Aynı konu Çamlıbel için de geçerli. Çamlıbel için çok güzel bir proje geliştirdik. Ama bunu da belediyemiz dava etti. Böyle olunca proje gecikti. Proje yaklaşık 8 yıl gecikti ve bu konuyla ilgili bir kaç kez samimiyetle ifade ettim; ‘Bu kadar ömrümüz var mı?’ Bu projelerin sonuçlarını hayattayken veya görevimizin başındayken görelim.
“ÖNERİLERİMİZİ YAPICI BİR YAKLAŞIMLA ORTAYA KOYACAĞIZ”

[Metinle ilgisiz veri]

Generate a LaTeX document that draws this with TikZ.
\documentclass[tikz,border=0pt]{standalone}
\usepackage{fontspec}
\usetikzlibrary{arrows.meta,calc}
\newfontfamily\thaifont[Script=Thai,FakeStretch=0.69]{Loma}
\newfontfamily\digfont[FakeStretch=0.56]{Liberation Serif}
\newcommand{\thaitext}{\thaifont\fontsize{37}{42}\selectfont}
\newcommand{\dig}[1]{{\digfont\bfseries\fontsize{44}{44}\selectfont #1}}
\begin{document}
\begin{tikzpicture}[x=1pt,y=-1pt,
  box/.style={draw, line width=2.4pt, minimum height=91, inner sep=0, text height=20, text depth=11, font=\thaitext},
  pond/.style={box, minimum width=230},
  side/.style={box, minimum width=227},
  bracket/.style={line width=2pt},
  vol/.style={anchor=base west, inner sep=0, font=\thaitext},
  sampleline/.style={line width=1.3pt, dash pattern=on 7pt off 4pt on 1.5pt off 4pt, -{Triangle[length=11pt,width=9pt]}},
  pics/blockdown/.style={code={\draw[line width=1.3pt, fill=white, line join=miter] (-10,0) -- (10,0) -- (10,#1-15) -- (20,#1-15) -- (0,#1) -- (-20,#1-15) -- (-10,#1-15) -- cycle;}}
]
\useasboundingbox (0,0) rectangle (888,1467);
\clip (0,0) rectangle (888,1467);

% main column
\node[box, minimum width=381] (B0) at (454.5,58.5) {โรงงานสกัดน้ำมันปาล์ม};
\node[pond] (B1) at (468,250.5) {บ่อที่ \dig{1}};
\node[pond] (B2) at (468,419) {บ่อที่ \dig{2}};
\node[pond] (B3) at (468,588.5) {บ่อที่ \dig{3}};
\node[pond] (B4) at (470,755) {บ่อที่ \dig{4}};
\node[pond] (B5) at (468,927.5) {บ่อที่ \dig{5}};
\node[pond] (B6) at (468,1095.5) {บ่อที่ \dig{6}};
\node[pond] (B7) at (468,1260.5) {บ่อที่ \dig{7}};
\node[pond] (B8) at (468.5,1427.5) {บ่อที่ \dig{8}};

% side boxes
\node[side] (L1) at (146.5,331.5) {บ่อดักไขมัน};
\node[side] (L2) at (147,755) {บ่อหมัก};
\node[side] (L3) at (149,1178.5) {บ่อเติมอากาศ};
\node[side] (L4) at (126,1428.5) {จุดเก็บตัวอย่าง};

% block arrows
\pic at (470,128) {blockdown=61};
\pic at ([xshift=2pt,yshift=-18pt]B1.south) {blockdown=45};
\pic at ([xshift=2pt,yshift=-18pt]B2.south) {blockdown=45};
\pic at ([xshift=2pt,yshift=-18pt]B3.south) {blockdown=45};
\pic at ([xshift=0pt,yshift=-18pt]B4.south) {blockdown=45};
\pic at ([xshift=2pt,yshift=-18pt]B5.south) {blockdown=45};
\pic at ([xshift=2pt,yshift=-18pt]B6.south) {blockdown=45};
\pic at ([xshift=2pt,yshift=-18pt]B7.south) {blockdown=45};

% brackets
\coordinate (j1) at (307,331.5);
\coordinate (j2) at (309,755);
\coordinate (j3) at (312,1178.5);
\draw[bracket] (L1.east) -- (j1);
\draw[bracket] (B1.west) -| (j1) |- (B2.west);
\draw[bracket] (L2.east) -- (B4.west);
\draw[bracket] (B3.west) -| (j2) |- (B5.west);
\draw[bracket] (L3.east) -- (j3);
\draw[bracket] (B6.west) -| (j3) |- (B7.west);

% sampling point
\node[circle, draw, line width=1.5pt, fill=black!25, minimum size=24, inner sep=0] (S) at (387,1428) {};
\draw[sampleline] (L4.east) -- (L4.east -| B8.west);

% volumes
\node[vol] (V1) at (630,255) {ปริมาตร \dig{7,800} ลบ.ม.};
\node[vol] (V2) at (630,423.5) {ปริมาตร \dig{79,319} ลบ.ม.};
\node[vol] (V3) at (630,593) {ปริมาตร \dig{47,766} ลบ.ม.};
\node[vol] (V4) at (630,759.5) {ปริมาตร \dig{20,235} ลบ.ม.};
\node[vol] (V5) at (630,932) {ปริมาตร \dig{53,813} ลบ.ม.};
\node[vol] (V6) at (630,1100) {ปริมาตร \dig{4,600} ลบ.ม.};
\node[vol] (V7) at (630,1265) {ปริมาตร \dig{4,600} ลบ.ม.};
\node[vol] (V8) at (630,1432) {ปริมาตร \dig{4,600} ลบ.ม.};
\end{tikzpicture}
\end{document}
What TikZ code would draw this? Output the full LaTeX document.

Karayollarından sanayiye, tarıma mevcut projelerin bitirilmesi, ileriye dönük bu zirve özelinde eylem planları içerisinde ele alacağımız başlıklardandır. İşte bütün kurumların temsilcilerinin olduğu ve aynı zamanda iş dünyası ve STK’ların olduğu bir ortamda görüşlerimizi önerilerimizi yapıcı bir yaklaşımla ortaya koyacağız. Ben inanıyorum ki bu kadar mesafe alan bir il; bundan sondaki çalışmalar ile çok çok daha mesafeler alacak. Ama yeter ki konu Mersin olduğunda elbette yaklaşımlar, görüşler farklı olabilir ama konu ne ise objektif bir şekilde yaklaşıp, değerlendirelim ve adımlarımızı atalım. Bu konuda problem olduğunu da düşünmüyorum planlama koordinasyon toplantılarına başkanlık ediyorum, ayrıca çeşitli vesilelerle bir araya geliyoruz. Konularımızı rahatlıkla değerlendirebiliyoruz. Hepimizin görevi özellikle kamu olarak vatandaşımızı sosyal, ekonomik yaşamında daha huzurlu ve elverişli şartlara kavuşturmak” dedi.